Sunday, February 1, 2015

In the Metric Wastelands of Led Zeppelin's "Kashmir"

Led Zeppelin’s “Kashmir” was released 40 years ago this month. The meter of the opening of this song is famously not straightforward, although it appears that 3/4 (quarter = 82), with the first sound placed on the downbeat, is a possible choice, as can be seen with transcriptions here and here and here. And yet this choice is unusual, because there is nothing in the music—like a boom-chuck-chuck—that exactly projects this meter.

I have a theory about why the music can nonetheless be heard this way. Below are twelve possible metrical interpretations of the opening of the song.  (You will want to click on the image to see detail.) The ordering from left to right corresponds to the relation between the first sound of the song and the first notated downbeat: in the middle, they match; to the left, the first sound is an eighth note earlier than the first downbeat; to the right, the first sound is an eighth note later than the first downbeat. The ordering from top to bottom corresponds to the length of duration that can be grouped into threes: eighth note for the highest, quarter note for the second highest, half note for the second lowest, and whole note for the lowest.
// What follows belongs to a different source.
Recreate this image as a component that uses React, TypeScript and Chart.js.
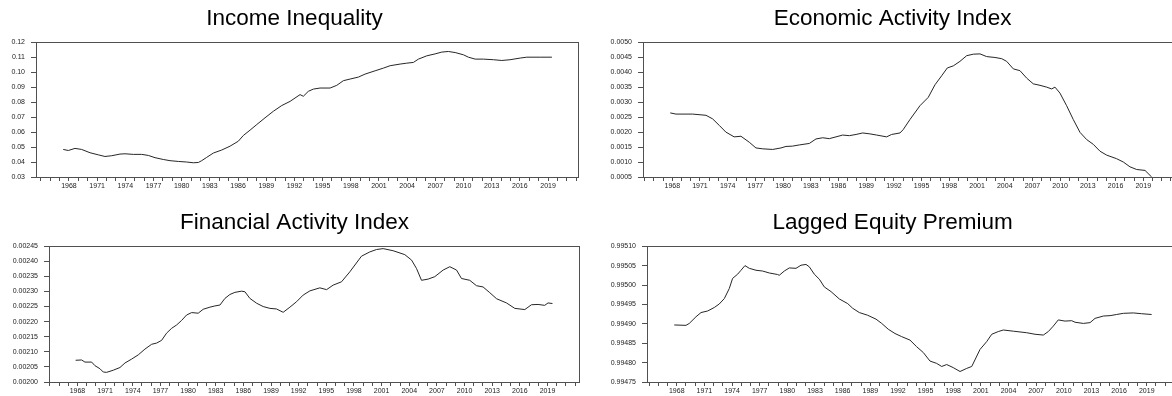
import React, { useEffect, useRef } from 'react';
import { Chart, registerables } from 'chart.js';

Chart.register(...registerables);

// ---------- axis categories ----------
const xTickYears = [1965, 1966, 1967, 1968, 1969, 1970, 1971, 1972, 1973, 1974, 1975, 1976, 1977, 1978, 1979, 1980, 1981, 1982, 1983, 1984, 1985, 1986, 1987, 1988, 1989, 1990, 1991, 1992, 1993, 1994, 1995, 1996, 1997, 1998, 1999, 2000, 2001, 2002, 2003, 2004, 2005, 2006, 2007, 2008, 2009, 2010, 2011, 2012, 2013, 2014, 2015, 2016, 2017, 2018, 2019, 2020, 2021, 2022];
const xLabelYears = [1968, 1971, 1974, 1977, 1980, 1983, 1986, 1989, 1992, 1995, 1998, 2001, 2004, 2007, 2010, 2013, 2016, 2019];

// ---------- Income Inequality ----------
const incomeTicks = [0.03, 0.04, 0.05, 0.06, 0.07, 0.08, 0.09, 0.10, 0.11, 0.12];
const incomeYears = [1967.39, 1967.93, 1968.64, 1969.35, 1970.24, 1971.12, 1971.83, 1972.55, 1973.43, 1973.96, 1974.85, 1975.74, 1976.45, 1977.16, 1978.04, 1978.76, 1979.64, 1980.53, 1981.24, 1981.77, 1982.13, 1982.66, 1983.37, 1984.26, 1985.15, 1986.03, 1986.56, 1987.28, 1987.99, 1988.87, 1989.76, 1990.65, 1991.54, 1992.60, 1992.95, 1993.48, 1994.02, 1994.73, 1995.80, 1996.51, 1997.21, 1997.93, 1998.81, 1999.52, 2000.59, 2001.47, 2002.19, 2003.25, 2003.96, 2004.67, 2005.20, 2006.09, 2006.98, 2007.69, 2008.39, 2009.11, 2009.99, 2010.52, 2011.24, 2012.12, 2013.19, 2014.08, 2014.96, 2016.03, 2016.74, 2018.16, 2019.41];
const incomeValues = [0.0484, 0.0477, 0.0491, 0.0484, 0.0462, 0.0448, 0.0437, 0.0442, 0.0453, 0.0455, 0.0451, 0.0451, 0.0444, 0.0429, 0.0417, 0.0409, 0.0404, 0.0400, 0.0395, 0.0397, 0.0409, 0.0431, 0.0460, 0.0480, 0.0506, 0.0539, 0.0577, 0.0613, 0.0650, 0.0695, 0.0739, 0.0777, 0.0805, 0.0850, 0.0839, 0.0872, 0.0887, 0.0894, 0.0894, 0.0912, 0.0943, 0.0954, 0.0967, 0.0987, 0.1009, 0.1027, 0.1043, 0.1054, 0.1060, 0.1065, 0.1087, 0.1109, 0.1122, 0.1134, 0.1138, 0.1131, 0.1116, 0.1100, 0.1087, 0.1087, 0.1083, 0.1078, 0.1083, 0.1094, 0.1100, 0.1100, 0.1100];

// ---------- Economic Activity Index ----------
const econTicks = [0.0005, 0.0010, 0.0015, 0.0020, 0.0025, 0.0030, 0.0035, 0.0040, 0.0045, 0.0050];
const econYears = [1967.78, 1968.40, 1970.20, 1971.65, 1972.37, 1973.10, 1973.80, 1974.70, 1975.44, 1976.34, 1977.06, 1977.80, 1978.87, 1979.77, 1980.31, 1981.00, 1981.75, 1982.84, 1983.56, 1984.29, 1985.00, 1985.73, 1986.45, 1987.17, 1987.90, 1988.62, 1989.40, 1990.13, 1991.21, 1991.75, 1992.66, 1993.00, 1993.74, 1994.82, 1995.72, 1996.45, 1997.17, 1997.78, 1998.43, 1999.15, 1999.88, 2000.60, 2001.32, 2002.04, 2002.94, 2003.67, 2004.21, 2004.93, 2005.65, 2006.38, 2007.09, 2007.82, 2008.54, 2009.08, 2009.44, 2009.98, 2010.70, 2011.42, 2012.15, 2012.87, 2013.59, 2014.32, 2015.04, 2016.12, 2016.84, 2017.56, 2018.29, 2019.19, 2019.91];
const econValues = [0.00264, 0.00260, 0.00260, 0.00256, 0.00244, 0.00222, 0.00200, 0.00184, 0.00186, 0.00166, 0.00147, 0.00144, 0.00142, 0.00147, 0.00152, 0.00153, 0.00157, 0.00162, 0.00177, 0.00181, 0.00178, 0.00184, 0.00190, 0.00188, 0.00192, 0.00197, 0.00194, 0.00190, 0.00184, 0.00192, 0.00197, 0.00208, 0.00242, 0.00288, 0.00316, 0.00358, 0.00388, 0.00414, 0.00421, 0.00436, 0.00455, 0.00460, 0.00461, 0.00452, 0.00449, 0.00445, 0.00436, 0.00411, 0.00405, 0.00380, 0.00361, 0.00356, 0.00350, 0.00344, 0.00350, 0.00330, 0.00288, 0.00242, 0.00199, 0.00175, 0.00159, 0.00136, 0.00123, 0.00111, 0.00100, 0.00084, 0.00075, 0.00072, 0.00050];

// ---------- Financial Activity Index ----------
const finTicks = [0.00200, 0.00205, 0.00210, 0.00215, 0.00220, 0.00225, 0.00230, 0.00235, 0.00240, 0.00245];
const finYears = [1967.80, 1968.45, 1968.81, 1969.54, 1969.90, 1970.44, 1970.80, 1971.17, 1971.88, 1972.61, 1973.15, 1973.88, 1974.60, 1975.32, 1976.05, 1976.59, 1977.13, 1977.67, 1978.22, 1978.76, 1979.30, 1979.84, 1980.39, 1981.10, 1981.64, 1982.37, 1982.91, 1983.46, 1984.00, 1984.54, 1985.08, 1985.81, 1986.17, 1986.71, 1987.44, 1988.15, 1988.88, 1989.60, 1990.32, 1991.05, 1991.77, 1992.49, 1993.22, 1994.30, 1995.03, 1995.74, 1996.65, 1997.55, 1998.82, 1999.72, 2000.45, 2001.17, 2002.25, 2003.52, 2004.25, 2004.79, 2005.33, 2006.05, 2006.77, 2007.68, 2008.40, 2009.13, 2009.67, 2010.57, 2011.30, 2012.01, 2012.74, 2013.47, 2014.55, 2015.45, 2016.54, 2017.26, 2017.98, 2018.70, 2019.06, 2019.54];
const finValues = [0.002072, 0.002073, 0.002066, 0.002066, 0.002054, 0.002044, 0.002033, 0.002032, 0.002039, 0.002048, 0.002063, 0.002076, 0.002090, 0.002109, 0.002125, 0.002129, 0.002138, 0.002162, 0.002178, 0.002189, 0.002204, 0.002222, 0.002230, 0.002228, 0.002241, 0.002248, 0.002252, 0.002255, 0.002277, 0.002290, 0.002297, 0.002301, 0.002299, 0.002277, 0.002261, 0.002250, 0.002244, 0.002242, 0.002231, 0.002248, 0.002266, 0.002288, 0.002302, 0.002312, 0.002306, 0.002321, 0.002332, 0.002365, 0.002417, 0.002431, 0.002439, 0.002442, 0.002435, 0.002422, 0.002404, 0.002376, 0.002337, 0.002341, 0.002349, 0.002371, 0.002382, 0.002371, 0.002343, 0.002337, 0.002319, 0.002315, 0.002296, 0.002276, 0.002262, 0.002244, 0.002240, 0.002256, 0.002257, 0.002254, 0.002262, 0.002260];

// ---------- Lagged Equity Premium ----------
const eqTicks = [0.99475, 0.99480, 0.99485, 0.99490, 0.99495, 0.99500, 0.99505, 0.99510];
const eqYears = [1967.73, 1969.00, 1969.36, 1970.08, 1970.63, 1971.35, 1972.07, 1972.61, 1973.16, 1973.70, 1974.06, 1974.61, 1974.97, 1975.40, 1975.87, 1976.60, 1977.32, 1978.04, 1978.95, 1979.12, 1979.67, 1980.21, 1980.94, 1981.48, 1982.02, 1982.38, 1982.92, 1983.47, 1984.01, 1984.74, 1985.64, 1986.55, 1987.09, 1987.81, 1988.72, 1989.62, 1990.24, 1990.95, 1991.68, 1992.40, 1993.31, 1994.03, 1994.75, 1995.48, 1996.20, 1996.75, 1997.29, 1998.01, 1998.74, 1999.46, 2000.01, 2000.91, 2001.63, 2002.18, 2002.89, 2003.44, 2004.52, 2005.98, 2006.88, 2007.78, 2008.32, 2008.86, 2009.40, 2010.13, 2010.86, 2011.22, 2012.12, 2012.85, 2013.39, 2014.29, 2015.02, 2015.74, 2016.47, 2017.55, 2018.44, 2019.53];
const eqValues = [0.994897, 0.994896, 0.994901, 0.994918, 0.994929, 0.994933, 0.994942, 0.994951, 0.994965, 0.994991, 0.995017, 0.995028, 0.995038, 0.995050, 0.995043, 0.995038, 0.995036, 0.995031, 0.995027, 0.995025, 0.995036, 0.995044, 0.995043, 0.995051, 0.995053, 0.995047, 0.995028, 0.995015, 0.994995, 0.994983, 0.994964, 0.994952, 0.994940, 0.994929, 0.994922, 0.994912, 0.994901, 0.994886, 0.994875, 0.994867, 0.994858, 0.994841, 0.994826, 0.994804, 0.994798, 0.994790, 0.994795, 0.994787, 0.994777, 0.994785, 0.994790, 0.994834, 0.994854, 0.994873, 0.994880, 0.994884, 0.994881, 0.994877, 0.994873, 0.994871, 0.994880, 0.994894, 0.994910, 0.994907, 0.994908, 0.994904, 0.994901, 0.994903, 0.994914, 0.994920, 0.994921, 0.994924, 0.994927, 0.994928, 0.994926, 0.994924];

const FONT = 'Arial, "Liberation Sans", sans-serif';
const AXIS_COLOR = '#505050';

function Panel(props: any) {
  const { title, titleX, years, values, yTicks, decimals, xMin, xMax, left, top, width, height, plotLeft, plotRight, plotBottom } = props;
  const ref = useRef<HTMLCanvasElement>(null);

  useEffect(() => {
    const panelPlugin = {
      id: 'panelDecor',
      afterDraw(chart: any) {
        const { ctx, chartArea: a } = chart;
        ctx.save();
        ctx.strokeStyle = AXIS_COLOR;
        ctx.lineWidth = 1;
        ctx.strokeRect(Math.round(a.left) + 0.5, Math.round(a.top) + 0.5, Math.round(a.right - a.left), Math.round(a.bottom - a.top));
        ctx.font = `22.5px ${FONT}`;
        ctx.fillStyle = '#000';
        ctx.textAlign = 'center';
        ctx.textBaseline = 'middle';
        ctx.fillText(title, titleX, 19);
        ctx.restore();
      },
    };
    const chart = new Chart(ref.current as HTMLCanvasElement, {
      type: 'line',
      data: {
        datasets: [
          {
            data: years.map((x: number, i: number) => ({ x, y: values[i] })),
            borderColor: '#262626',
            borderWidth: 1,
            pointRadius: 0,
            tension: 0,
            fill: false,
          },
        ],
      },
      options: {
        animation: false,
        responsive: false,
        events: [],
        layout: { padding: { left: 0, right: width - plotRight, top: 42.2, bottom: 0 } },
        plugins: {
          legend: { display: false },
          tooltip: { enabled: false },
          title: { display: false },
        },
        scales: {
          x: {
            type: 'linear',
            min: xMin,
            max: xMax,
            afterBuildTicks: (s: any) => {
              s.ticks = xTickYears.map((v) => ({ value: v }));
            },
            afterFit: (s: any) => {
              s.height = height - plotBottom;
            },
            grid: { drawOnChartArea: false, drawTicks: true, tickLength: 4, color: AXIS_COLOR },
            border: { display: true, color: AXIS_COLOR, width: 1 },
            ticks: {
              autoSkip: false,
              maxRotation: 0,
              minRotation: 0,
              padding: 1,
              color: '#222',
              font: { family: FONT, size: 7 },
              callback: (v: any) => (xLabelYears.includes(Number(v)) ? String(v) : ''),
            },
          },
          y: {
            type: 'linear',
            min: yTicks[0],
            max: yTicks[yTicks.length - 1],
            afterBuildTicks: (s: any) => {
              s.ticks = yTicks.map((v: number) => ({ value: v }));
            },
            afterFit: (s: any) => {
              s.width = plotLeft;
            },
            grid: { drawOnChartArea: false, drawTicks: true, tickLength: 5, color: AXIS_COLOR },
            border: { display: true, color: AXIS_COLOR, width: 1 },
            ticks: {
              padding: 6,
              color: '#222',
              font: { family: FONT, size: 7 },
              callback: (v: any) => Number(v).toFixed(decimals),
            },
          },
        },
      },
      plugins: [panelPlugin],
    } as any);
    return () => chart.destroy();
  }, []);

  return (
    <canvas
      ref={ref}
      width={width}
      height={height}
      style={{ position: 'absolute', left, top, width, height }}
    />
  );
}

export default function App() {
  return (
    <div style={{ position: 'fixed', left: 0, top: 0, width: 1172, height: 396, overflow: 'hidden', background: '#fff' }}>
      <Panel title="Income Inequality" titleX={294.5} years={incomeYears} values={incomeValues} yTicks={incomeTicks} decimals={2}
        xMin={1964.49} xMax={2022.19} left={0} top={0} width={586} height={192} plotLeft={36} plotRight={578} plotBottom={177} />
      <Panel title="Economic Activity Index" titleX={306.6} years={econYears} values={econValues} yTicks={econTicks} decimals={4}
        xMin={1964.83} xMax={2022.22} left={586} top={0} width={590} height={192} plotLeft={57} plotRight={587} plotBottom={177} />
      <Panel title="Financial Activity Index" titleX={294.5} years={finYears} values={finValues} yTicks={finTicks} decimals={5}
        xMin={1964.91} xMax={2022.42} left={0} top={204} width={586} height={192} plotLeft={49} plotRight={579} plotBottom={178} />
      <Panel title="Lagged Equity Premium" titleX={306.6} years={eqYears} values={eqValues} yTicks={eqTicks} decimals={5}
        xMin={1964.77} xMax={2021.85} left={586} top={204} width={590} height={192} plotLeft={61} plotRight={587} plotBottom={178} />
    </div>
  );
}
Music that is not faded represents a line in the texture that works with its notated meter.  The fact that there is no single interpretation that is completely not faded signifies that the meter is not straightforward. However, note that, although the brown-bordered metric interpretation is entirely faded, this interpretation is the only one adjacent (like a chess king is adjacent) to five of the six interpretations (thinly bordered) that have a line that is not faded. This brown-bordered metric interpretation is their center and their best approximation (in two dimensions!), even though the music has no content that would directly support this metric interpretation. This is like the fact that there is usually no town located at the mean population center of a country.

This metaphor seems appropriate given the song’s extra-musical content and context. The Kashmir region in South Asia is not a separate state, but rather defined politically only through its division between India and Pakistan. However, according to Wikipedia, Led Zeppelin’s singer Robert Plant was initially inspired not by this part of the world but by a place similarly liminal: the barren “waste lands” of Southern Morocco between the cities of Guelmim and Tan-Tan.